Entrevista

"Faculdades fomentam a cultura do litígio"

Autor de estudo sobre negociações trabalhistas malconduzidas, o juiz Rogério Neiva vê falhas gritantes nas formulações de propostas tanto da defesa do funcionário quanto da companhia

Jáder Rezende
postado em 26/06/2022 00:01 / atualizado em 28/06/2022 20:33
 (crédito: Awrquivo pessoal)
(crédito: Awrquivo pessoal)

Em sua pesquisa, o senhor mostra que as empresas podem ter prejuízo bilionário ao ano por não negociar de forma correta acordos trabalhistas na fase de conciliação. Quais São as principais falhas das empresas nesse processo?

Considero que são duas falhas distintas. Uma corresponde ao não aproveitamento da oportunidade de solucionar o processo por meio do acordo. O dado apurado levou em consideração a proposta certa apresentada pela parte contrária, ou seja, o trabalhador, e o resultado final do processo estabelecido pela sentença. Portanto, estamos falando de uma possibilidade certa de solução que a empresa tinha na mão, pois a proposta estava na mesa, que foi descartada.

O senhor afirma, ainda, que em apenas 21% dos casos o trabalhador perde ao não aceitar a proposta da empresa, ou seja, acaba recebendo um valor superior ao final do processo, rejeitando o acordo. O que levaria a defesa do funcionário a falhar?
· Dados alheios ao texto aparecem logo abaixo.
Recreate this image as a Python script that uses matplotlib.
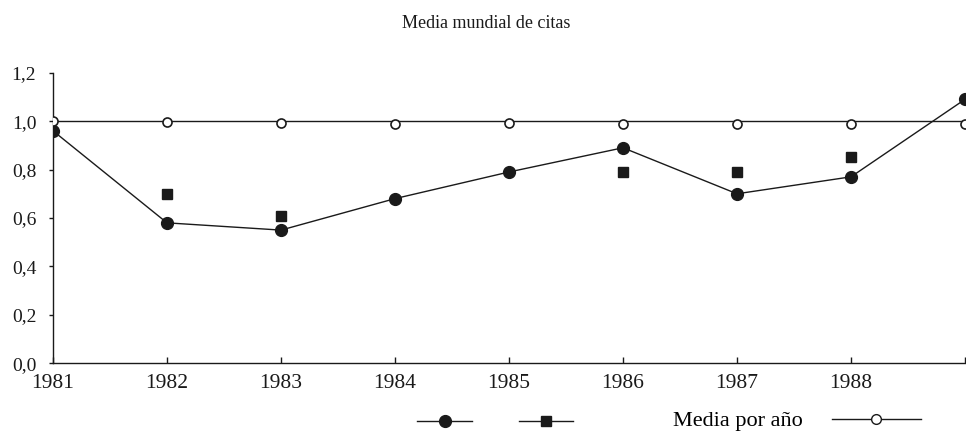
import numpy as np
import matplotlib
matplotlib.use("Agg")
import matplotlib.pyplot as plt
from matplotlib.lines import Line2D

# ---- data ----
years = [1981, 1982, 1983, 1984, 1985, 1986, 1987, 1988, 1989]
xtick_labels = ["1981", "1982", "1983", "1984", "1985", "1986", "1987", "1988", ""]
serie_circulos = [0.96, 0.58, 0.55, 0.68, 0.79, 0.89, 0.70, 0.77, 1.09]
serie_cuadrados = [np.nan, 0.70, 0.61, np.nan, np.nan, 0.79, 0.79, 0.85, np.nan]
media_por_anio = [1.00, 0.995, 0.994, 0.99, 0.994, 0.99, 0.99, 0.99, 0.99]
referencia = 1.0
yticks = [0.0, 0.2, 0.4, 0.6, 0.8, 1.0, 1.2]
ytick_labels = ["0,0", "0,2", "0,4", "0,6", "0,8", "1,0", "1,2"]
titulo = "Media mundial de citas"
etiqueta_media = "Media por año"

ink = "#1a1a1a"
serif = ["Liberation Serif", "DejaVu Serif"]

fig = plt.figure(figsize=(9.66, 4.33), dpi=100)
ax = fig.add_axes([53/966, 1-363.3/433, (965-53)/966, (363.3-72.7)/433])

ax.axhline(referencia, color=ink, lw=1.0, zorder=2)
ax.plot(years, serie_circulos, color=ink, lw=1.0, marker="o", markersize=8.5,
        markerfacecolor=ink, markeredgecolor=ink, zorder=3)
ax.plot(years, serie_cuadrados, linestyle="none", marker="s", markersize=6.5,
        markerfacecolor=ink, markeredgecolor=ink, zorder=3)
ax.plot(years, media_por_anio, linestyle="none", marker="o", markersize=6.5,
        markerfacecolor="white", markeredgecolor=ink, markeredgewidth=1.2, zorder=4)

ax.set_xlim(years[0], years[-1])
ax.set_ylim(yticks[0], yticks[-1])
ax.set_xticks(years)
ax.set_xticklabels(xtick_labels, fontfamily=serif, fontsize=15.5)
ax.set_yticks(yticks)
ax.set_yticklabels(ytick_labels, fontfamily=serif, fontsize=14)
ax.tick_params(axis="x", direction="in", length=4, width=1, colors=ink, pad=8)
ax.tick_params(axis="y", direction="out", length=3, width=1, colors=ink, pad=9)
for s in ["top", "right"]:
    ax.spines[s].set_visible(False)
for s in ["left", "bottom"]:
    ax.spines[s].set_color(ink)
    ax.spines[s].set_linewidth(1.0)

fig.text(486/966, 1-24/433, titulo, ha="center", va="center",
         fontfamily=serif, fontsize=13, color=ink)

# legends
h1 = Line2D([], [], color=ink, lw=1.0, marker="o", markersize=8.5,
            markerfacecolor=ink, markeredgecolor=ink)
h2 = Line2D([], [], color=ink, lw=1.0, marker="s", markersize=7,
            markerfacecolor=ink, markeredgecolor=ink)
h3 = Line2D([], [], color=ink, lw=1.0, marker="o", markersize=7,
            markerfacecolor="white", markeredgecolor=ink)

leg1 = fig.legend([h1], [""], loc="center", bbox_to_anchor=(444.5/966, 1-423/433),
                  frameon=False, handlelength=2.8, handletextpad=0, borderpad=0,
                  prop={"family": serif, "size": 14})
leg2 = fig.legend([h2], [""], loc="center", bbox_to_anchor=(546/966, 1-423/433),
                  frameon=False, handlelength=2.8, handletextpad=0, borderpad=0,
                  prop={"family": serif, "size": 14})
leg3 = fig.legend([h3], [etiqueta_media], loc="center", bbox_to_anchor=(797/966, 1-421/433),
                  frameon=False, handlelength=4.0, handletextpad=1.3, borderpad=0,
                  markerfirst=False, prop={"family": serif, "size": 16})

fig.savefig("out.png", dpi=100)
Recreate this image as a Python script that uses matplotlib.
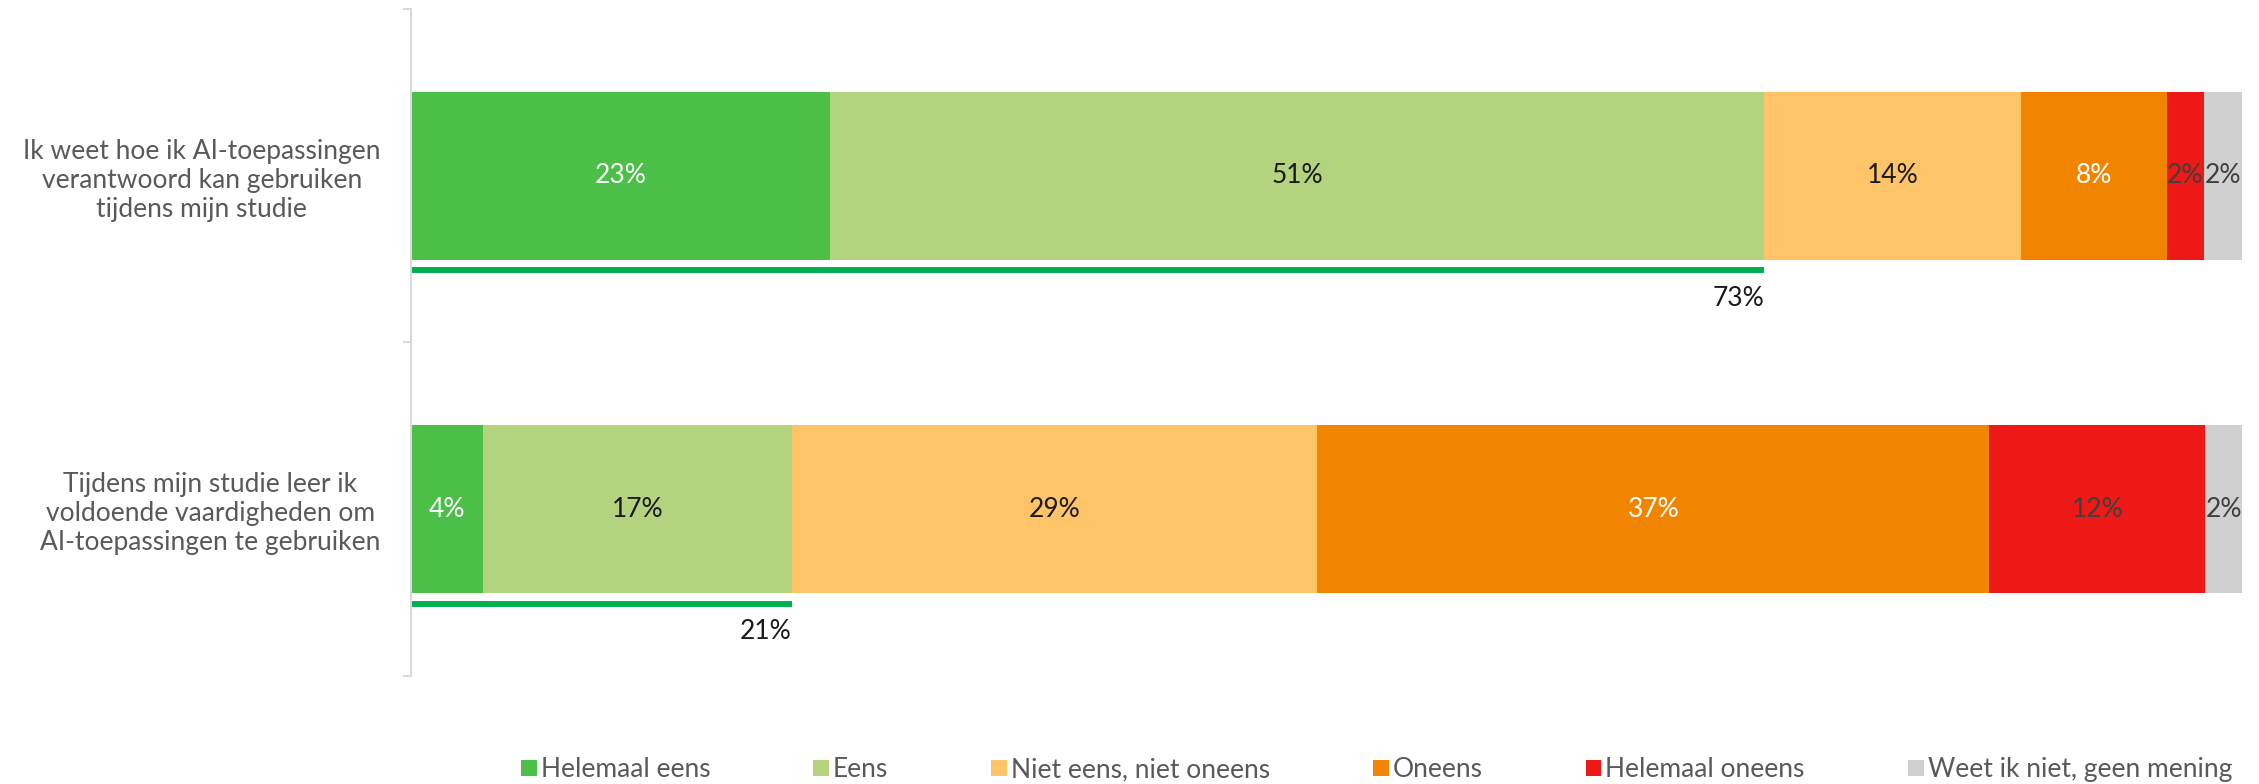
import matplotlib.pyplot as plt
import numpy as np

# data
statements = [
    "Ik weet hoe ik AI-toepassingen\nverantwoord kan gebruiken\ntijdens mijn studie",
    "Tijdens mijn studie leer ik\nvoldoende vaardigheden om\nAI-toepassingen te gebruiken",
]
answers = ["Helemaal eens", "Eens", "Niet eens, niet oneens",
           "Oneens", "Helemaal oneens", "Weet ik niet, geen mening"]
values = [
    [22.9, 51.0, 14.0, 8.0, 2.0, 2.1],
    [3.9, 16.9, 28.7, 36.7, 11.8, 2.0],
]
value_labels = [
    ["23%", "51%", "14%", "8%", "2%", "2%"],
    ["4%", "17%", "29%", "37%", "12%", "2%"],
]
agree_labels = ["73%", "21%"]

colors = ["#4BBF47", "#B3D37F", "#FFC468", "#F28500", "#EE1916", "#D0D0D0"]
text_colors = ["white", "#1a1a1a", "#1a1a1a", "white", "#404040", "#404040"]

plt.rcParams['font.family'] = ['Lato', 'DejaVu Sans']
FS = 19

fig = plt.figure(figsize=(22.59, 7.84), dpi=100)
ax = fig.add_axes([0.182, 0.1378, 0.8105, 0.8507])

vals = np.array(values)
y = np.arange(len(statements))
left = np.zeros(len(statements))
for j, name in enumerate(answers):
    ax.barh(y, vals[:, j], left=left, height=0.503, color=colors[j],
            linewidth=0, label=name)
    for i in range(len(statements)):
        ax.text(left[i] + vals[i, j] / 2, y[i], value_labels[i][j],
                ha="center", va="center", fontsize=FS, color=text_colors[j])
    left += vals[:, j]

# agree underline + total
for i in range(len(statements)):
    agree = vals[i, 0] + vals[i, 1]
    ax.plot([0, agree], [y[i] + 0.283, y[i] + 0.283], color="#00B050",
            lw=4.3, solid_capstyle="butt", clip_on=False)
    ax.text(agree, y[i] + 0.368, agree_labels[i], ha="right", va="center",
            fontsize=FS, color="#1a1a1a")

ax.set_xlim(0, 100)
ax.set_ylim(1.5, -0.5)
ax.set_yticks(y)
ax.set_yticklabels(statements, fontsize=FS, color="#595959",
                   multialignment="center", linespacing=1.2)
ax.tick_params(axis="y", which="major", length=0, pad=22)
ax.set_yticks([-0.5, 0.5, 1.5], minor=True)
ax.tick_params(axis="y", which="minor", length=6, color="#D9D9D9", width=1.5)
ax.set_xticks([])
for s in ["top", "right", "bottom"]:
    ax.spines[s].set_visible(False)
ax.spines["left"].set_color("#D9D9D9")
ax.spines["left"].set_linewidth(1.5)

leg = fig.legend(loc="center right", bbox_to_anchor=(0.988, 0.018), ncol=6,
                 frameon=False, fontsize=FS, handlelength=0.6,
                 handleheight=0.6, handletextpad=0.15, columnspacing=3.9,
                 borderaxespad=0, borderpad=0)
for t in leg.get_texts():
    t.set_color("#595959")

fig.savefig("out.png", dpi=100)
Na grande maioria das vezes, o trabalhador toma uma decisão otimizadora ao rejeitar a proposta da empresa. Mas quanto a esses casos em que o trabalhador rejeita a proposta e, ao final, recebe menos, a falha também seria na avaliação adequada dos riscos do resultado. No fundo, o que a pesquisa mostra, é que as partes e advogados estão falhando na formulação das propostas de acordo e na análise dos riscos do resultado do processo. Isso pode ser compreendido pelo fato de que no Brasil a cultura é do litígio, da briga, da disputa. Os advogados são formados para o embate, e não para buscar uma solução melhor para o seu cliente, que não decorra da disputa, mas, sim, do acordo.

O senhor vê alguma falha no processo de formação de advogados no país?

As faculdades e os advogados formados focam na capacitação para a disputa. Buscam estudar para litigar, por exemplo, sobre como fazer a melhor petição, o melhor recurso, a melhor estratégia de ataque, de defesa e etc. Mas não estudam sobre como resolver, por meio de acordos, por exemplo, como construir uma proposta e como fazer uma análise de risco do resultado do processo. Além de perderem boas oportunidades e de resolver conflitos de maneira mais eficiente, fomentam a cultura do litígio, comprometem a pacificação social e sobrecarregam o Judiciário, que precisa sempre estar sendo ampliado e é mantido com recursos públicos. Isto é, todo mundo sai perdendo. Precisamos entender que solucionar processos por meio de acordos, além de contribuir com uma sociedade mais harmônica, pode ser mais eficiente para todos.

Pontua, em seu estudo, que a reforma trabalhista trouxe resultados positivos para ambas as partes, empresa e empregado. Como ocorrem esses faotres?

A reforma estabeleceu a regra de que o valor da causa deve ser real. Isso significa que ele deve corresponder ao valor que realmente está sendo demandado. Antes da reforma não havia consequências nem imposição expressa para que o valor da causa tivesse a mencionada característica, pois o advogado poderia lançar um valor qualquer de forma aleatória, sem relação alguma com o que estava sendo demandado. Por exemplo, numa ação em que se buscasse uma condenação de R$ 10 mil, colocar como valor da causa R$ 100 mil. A reforma acabou com isso, o que a pesquisa mostrou ter sido positivo, melhorando a qualidade das propostas de acordo.

Como chegou à conclusão da estimativa de prejuízo para as empresas por não negociarem corretamente acordos trabalhistas,
da ordem de R$ 2 bilhões
ao ano?

Primeiro que trata-se de uma estimativa e projeção. Para isso, foi considerado o universo de casos em que a empresa leva a pior e em qual tamanho é esse prejuízo. Essa estimativa foi aplicada ao universo de valores que são pagos anualmente aos trabalhadores, fornecido no relatório estatístico da Justiça do Trabalho.